→ Exercise goal
Starting from the top of the material, restate each line exactly until the line that contains "1960, 1980, 2000];", which is also copied. Pictures are excluded.

→ Data excerpt
########

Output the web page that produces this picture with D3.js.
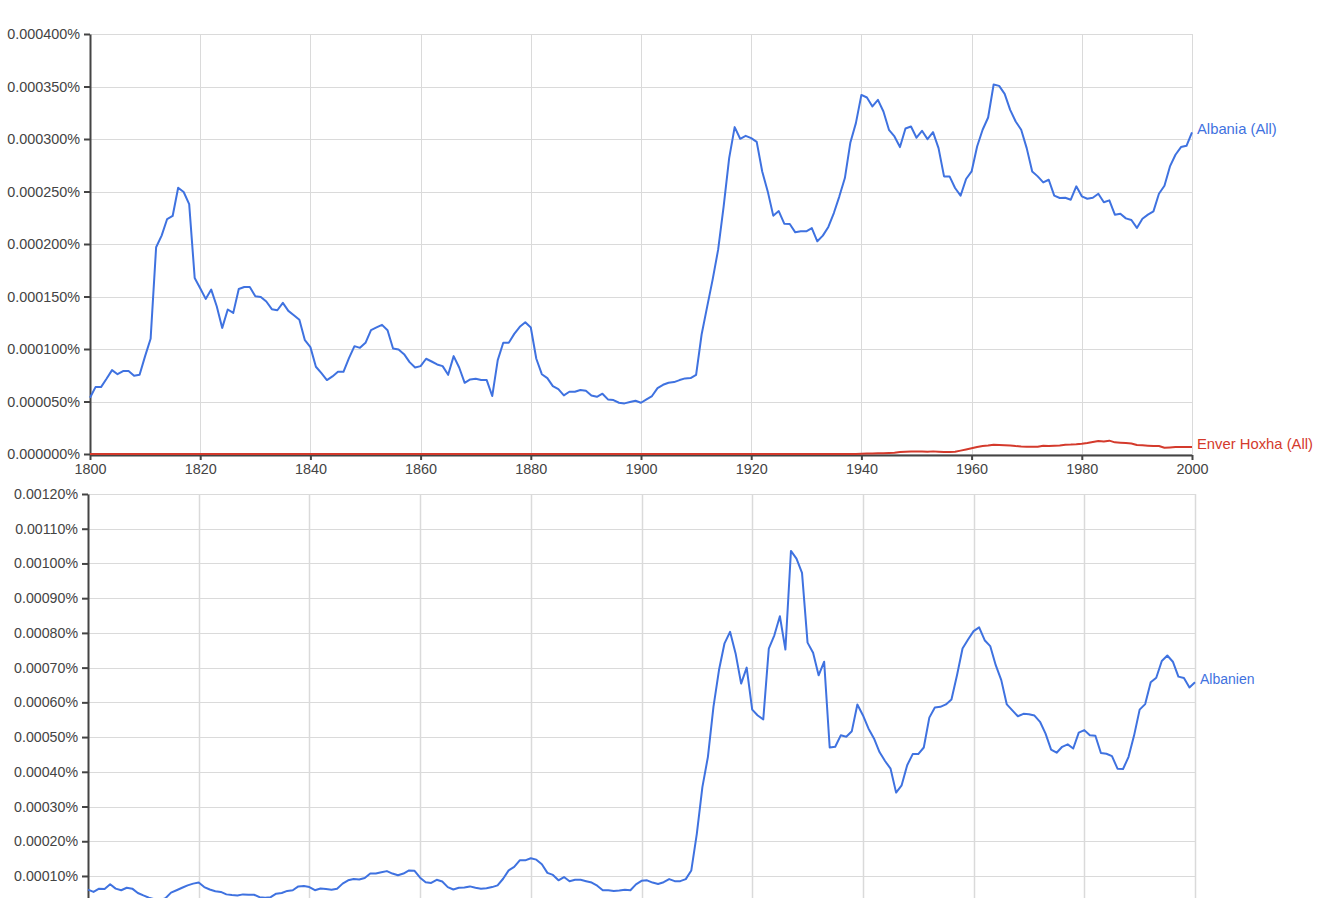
<!DOCTYPE html>
<html>
<head>
<meta charset="utf-8">
<script src="https://cdn.jsdelivr.net/npm/d3@7"></script>
<style>
  body { margin: 0; background: #fff; }
  svg { display: block; font-family: "Liberation Sans", Arial, sans-serif; }
</style>
</head>
<body>
<div id="chart"></div>
<script>
// years shown on both charts
const years = d3.range(1800, 2001);
const xTicks = [1800, 1820, 1840, 1860, 1880, 1900, 1920, 1940, 1960, 1980, 2000];

// top chart, values in millionths of a percent
const albania = [
  53.6, 63.7, 63.7, 71.6, 79.9, 76, 79, 79, 74.5, 75.4,
  93.2, 109.7, 196.9, 208, 223.8, 226.7, 253.6, 249.5, 238, 167.7,
  157.9, 147.7, 156.6, 140.7, 120.1, 137.6, 134.4, 157.2, 159.1, 159.1,
  150.3, 149.6, 145.2, 137.9, 136.9, 143.9, 136.3, 132.2, 127.8, 108.4,
  101.8, 83.1, 77, 70.4, 73.9, 78.3, 78.3, 91.3, 102.7, 101.1,
  105.9, 117.9, 120.5, 123, 117.9, 100.5, 99.5, 95.1, 87.5, 82.4,
  83.7, 90.7, 88.1, 85.3, 83.7, 75.4, 93.2, 82.4, 67.8, 71,
  71.6, 70.4, 70.4, 55.2, 89.4, 105.9, 105.9, 114.4, 121.1, 125.5,
  120.5, 90.7, 76, 72.3, 64.7, 61.8, 55.8, 59.3, 59.3, 60.9,
  60.2, 55.8, 54.5, 57.4, 52, 51.4, 48.8, 48.2, 49.5, 50.7,
  48.8, 52, 55.2, 62.8, 65.9, 67.8, 68.5, 70.4, 72, 72.3,
  75.4, 113.8, 140.1, 166.1, 194.6, 235.8, 281.8, 311.3, 300.2, 303,
  300.8, 297.3, 269.1, 250.1, 227, 231.4, 219.4, 219, 211.1, 212.1,
  212.1, 215.2, 202.6, 208, 216.2, 229.5, 245.4, 262.8, 296.7, 315.1,
  342, 339.5, 331, 337.3, 326.2, 308.8, 302.4, 292.3, 310, 311.9,
  301.2, 307.8, 299.9, 306.5, 291.3, 264.4, 264.4, 253.3, 246, 261.9,
  269.1, 292.9, 308.8, 320.5, 351.9, 350.6, 343, 327.8, 316.7, 308.8,
  291.3, 269.1, 264.4, 258.7, 261.2, 246, 243.8, 244.1, 242.2, 254.9,
  245.4, 243.1, 244.1, 247.9, 239.7, 241.6, 227.9, 228.9, 224.4, 222.9,
  215.3, 224.1, 228, 231.1, 247.9, 255.5, 273.9, 285, 292.3, 293.5,
  306.2
];

const enverHoxha = [
  0, 0, 0, 0, 0, 0, 0, 0, 0, 0,
  0, 0, 0, 0, 0, 0, 0, 0, 0, 0,
  0, 0, 0, 0, 0, 0, 0, 0, 0, 0,
  0, 0, 0, 0, 0, 0, 0, 0, 0, 0,
  0, 0, 0, 0, 0, 0, 0, 0, 0, 0,
  0, 0, 0, 0, 0, 0, 0, 0, 0, 0,
  0, 0, 0, 0, 0, 0, 0, 0, 0, 0,
  0, 0, 0, 0, 0, 0, 0, 0, 0, 0,
  0, 0, 0, 0, 0, 0, 0, 0, 0, 0,
  0, 0, 0, 0, 0, 0, 0, 0, 0, 0,
  0, 0, 0, 0, 0, 0, 0, 0, 0, 0,
  0, 0, 0, 0, 0, 0, 0, 0, 0, 0,
  0, 0, 0, 0, 0, 0, 0, 0, 0, 0,
  0, 0, 0, 0, 0, 0, 0, 0, 0, 0,
  0.3, 0.4, 0.5, 0.6, 0.8, 1.0, 1.3, 1.8, 2.2, 2.4,
  2.5, 2.4, 2.2, 2.5, 2.2, 1.9, 2.0, 2.2, 3.2, 4.3,
  5.4, 6.6, 7.6, 8.0, 8.9, 8.6, 8.4, 8.2, 7.6, 7.2,
  7.0, 6.9, 7.0, 7.9, 7.6, 7.9, 8.2, 8.9, 9.0, 9.3,
  9.8, 10.5, 11.4, 12.4, 12.0, 12.7, 11.1, 10.8, 10.5, 10.0,
  8.6, 8.3, 7.9, 7.6, 7.6, 6.0, 6.3, 6.7, 6.7, 6.6,
  6.7
];

// bottom chart, values in hundred-thousandths of a percent
const albanien = [
  6.06, 5.4, 6.35, 6.25, 7.6, 6.35, 5.9, 6.6, 6.35, 5.1,
  4.4, 3.75, 3.3, 3.0, 3.6, 5.2, 5.9, 6.6, 7.3, 7.8,
  8.1, 6.8, 6.1, 5.6, 5.4, 4.7, 4.5, 4.4, 4.7, 4.6,
  4.6, 3.9, 3.75, 3.9, 4.9, 5.1, 5.7, 5.9, 7, 7.1,
  6.8, 5.9, 6.4, 6.25, 6.06, 6.35, 7.8, 8.75, 9.1, 9.0,
  9.4, 10.7, 10.7, 11.05, 11.4, 10.7, 10.2, 10.7, 11.6, 11.5,
  9.5, 8.2, 8.0, 8.9, 8.4, 6.8, 6.1, 6.6, 6.7, 7.0,
  6.6, 6.35, 6.45, 6.8, 7.3, 9.2, 11.6, 12.6, 14.5, 14.5,
  15.1, 14.7, 13.4, 10.9, 10.3, 8.75, 9.7, 8.5, 8.9, 8.9,
  8.5, 8.1, 7.2, 5.9, 5.9, 5.7, 5.8, 6.06, 5.9, 7.6,
  8.6, 8.75, 8.1, 7.7, 8.2, 9.1, 8.5, 8.5, 9.1, 11.6,
  22.2, 35.6, 44.3, 58.7, 69.3, 77.0, 80.3, 74.1, 65.4, 70,
  57.9, 56.2, 55.1, 75.5, 79.3, 84.8, 75.2, 103.6, 101.4, 97.3,
  77.2, 74.3, 67.8, 71.7, 47.0, 47.2, 50.5, 50.1, 51.7, 59.4,
  56.3, 52.5, 49.6, 45.7, 43.1, 40.9, 34, 36.1, 41.9, 45.1,
  45.1, 47.0, 55.6, 58.5, 58.7, 59.4, 60.8, 67.8, 75.5, 78.1,
  80.5, 81.6, 77.9, 76.2, 70.7, 66.4, 59.4, 57.7, 56, 56.7,
  56.6, 56.2, 54.4, 51, 46.4, 45.5, 47.2, 47.9, 46.7, 51.3,
  52, 50.5, 50.4, 45.4, 45.2, 44.5, 40.9, 40.8, 44.3, 50.5,
  57.9, 59.5, 65.8, 67.1, 71.9, 73.5, 71.7, 67.4, 67, 64.3,
  65.8
];

const topTicks = [0, 50, 100, 150, 200, 250, 300, 350, 400];
// the bottom chart runs past the window, so its zero line is not shown
const bottomTicks = [10, 20, 30, 40, 50, 60, 70, 80, 90, 100, 110, 120];

class NgramChart {
    constructor(config, series) {
        this.config = config;
        this.series = series;
        this.init();
    }

    init() {
        let self = this;
        const c = self.config;

        self.chart = c.svg.append('g')
            .attr('transform', `translate(${c.left}, ${c.top})`);

        self.xscale = d3.scaleLinear()
            .domain([1800, 2000])
            .range([0, c.width]);

        self.yscale = d3.scaleLinear()
            .domain([0, c.yMax])
            .range([c.height, 0]);
    }

    render() {
        let self = this;
        const c = self.config;

        // grid
        const grid = self.chart.append('g');
        grid.selectAll('line.h')
            .data(c.yTicks)
            .join('line')
            .attr('x1', 0)
            .attr('x2', c.width)
            .attr('y1', d => Math.round(self.yscale(d)) + 0.5)
            .attr('y2', d => Math.round(self.yscale(d)) + 0.5)
            .attr('stroke', '#dadada');
        grid.selectAll('line.v')
            .data(xTicks.slice(1))
            .join('line')
            .attr('x1', d => Math.round(self.xscale(d)) + 0.5)
            .attr('x2', d => Math.round(self.xscale(d)) + 0.5)
            .attr('y1', 0)
            .attr('y2', c.height)
            .attr('stroke', '#dadada')
            .attr('stroke-width', c.vGridWidth);

        // axes
        const yaxis = d3.axisLeft(self.yscale)
            .tickValues(c.yTicks)
            .tickSize(6)
            .tickSizeOuter(0)
            .tickPadding(4)
            .tickFormat(c.format);
        const yg = self.chart.append('g').call(yaxis);
        yg.select('.domain').attr('stroke', '#444').attr('stroke-width', 2);
        yg.selectAll('.tick line').attr('stroke', '#444').attr('stroke-width', 2);
        yg.selectAll('.tick text')
            .attr('fill', '#444')
            .style('font-size', c.yFont + 'px')
            .style('font-family', '"Liberation Sans", Arial, sans-serif');

        if (c.showXAxis) {
            const xaxis = d3.axisBottom(self.xscale)
                .tickValues(xTicks)
                .tickSize(5)
                .tickSizeOuter(0)
                .tickPadding(4)
                .tickFormat(d3.format('d'));
            const xg = self.chart.append('g')
                .attr('transform', `translate(0, ${c.height + 1})`)
                .call(xaxis);
            xg.select('.domain').attr('stroke', '#444').attr('stroke-width', 2);
            xg.selectAll('.tick line').attr('stroke', '#444').attr('stroke-width', 2);
            xg.selectAll('.tick text')
                .attr('fill', '#444')
                .style('font-size', '14.4px')
                .style('font-family', '"Liberation Sans", Arial, sans-serif');
        }

        // lines
        const line = d3.line()
            .x((d, i) => self.xscale(years[i]))
            .y(d => self.yscale(d));

        self.series.forEach(s => {
            self.chart.append('path')
                .datum(s.values)
                .attr('fill', 'none')
                .attr('stroke', s.color)
                .attr('stroke-width', 2)
                .attr('stroke-linejoin', 'round')
                .attr('d', line);

            const last = s.values[s.values.length - 1];
            self.chart.append('text')
                .attr('x', self.xscale(2000) + 5)
                .attr('y', self.yscale(last))
                .attr('dy', '0.12em')
                .attr('fill', s.color)
                .style('font-size', c.labelFont + 'px')
                .text(s.name);
        });
    }
}

const svg = d3.select('#chart').append('svg')
    .attr('width', 1319)
    .attr('height', 898);

const blue = '#3f72e0';
const red = '#d43a2c';

const topChart = new NgramChart({
    svg: svg, left: 90, top: 34, width: 1102, height: 420,
    yMax: 400, yTicks: topTicks, vGridWidth: 1, showXAxis: true,
    format: d => (d / 1e6).toFixed(6) + '%',
    yFont: 14.4, labelFont: 14.8
}, [
    { name: 'Albania (All)', values: albania, color: blue },
    { name: 'Enver Hoxha (All)', values: enverHoxha, color: red }
]);
topChart.render();

const bottomChart = new NgramChart({
    svg: svg, left: 88, top: 494, width: 1107, height: 416.7,
    yMax: 120, yTicks: bottomTicks, vGridWidth: 1.5, showXAxis: false,
    format: d => (d / 1e5).toFixed(5) + '%',
    yFont: 14.2, labelFont: 14
}, [
    { name: 'Albanien', values: albanien, color: blue }
]);
bottomChart.render();
</script>
</body>
</html>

########

→ Reply to the exercise
Output the web page that produces this picture with D3.js.
<!DOCTYPE html>
<html>
<head>
<meta charset="utf-8">
<script src="https://cdn.jsdelivr.net/npm/d3@7"></script>
<style>
  body { margin: 0; background: #fff; }
  svg { display: block; font-family: "Liberation Sans", Arial, sans-serif; }
</style>
</head>
<body>
<div id="chart"></div>
<script>
// years shown on both charts
const years = d3.range(1800, 2001);
const xTicks = [1800, 1820, 1840, 1860, 1880, 1900, 1920, 1940, 1960, 1980, 2000];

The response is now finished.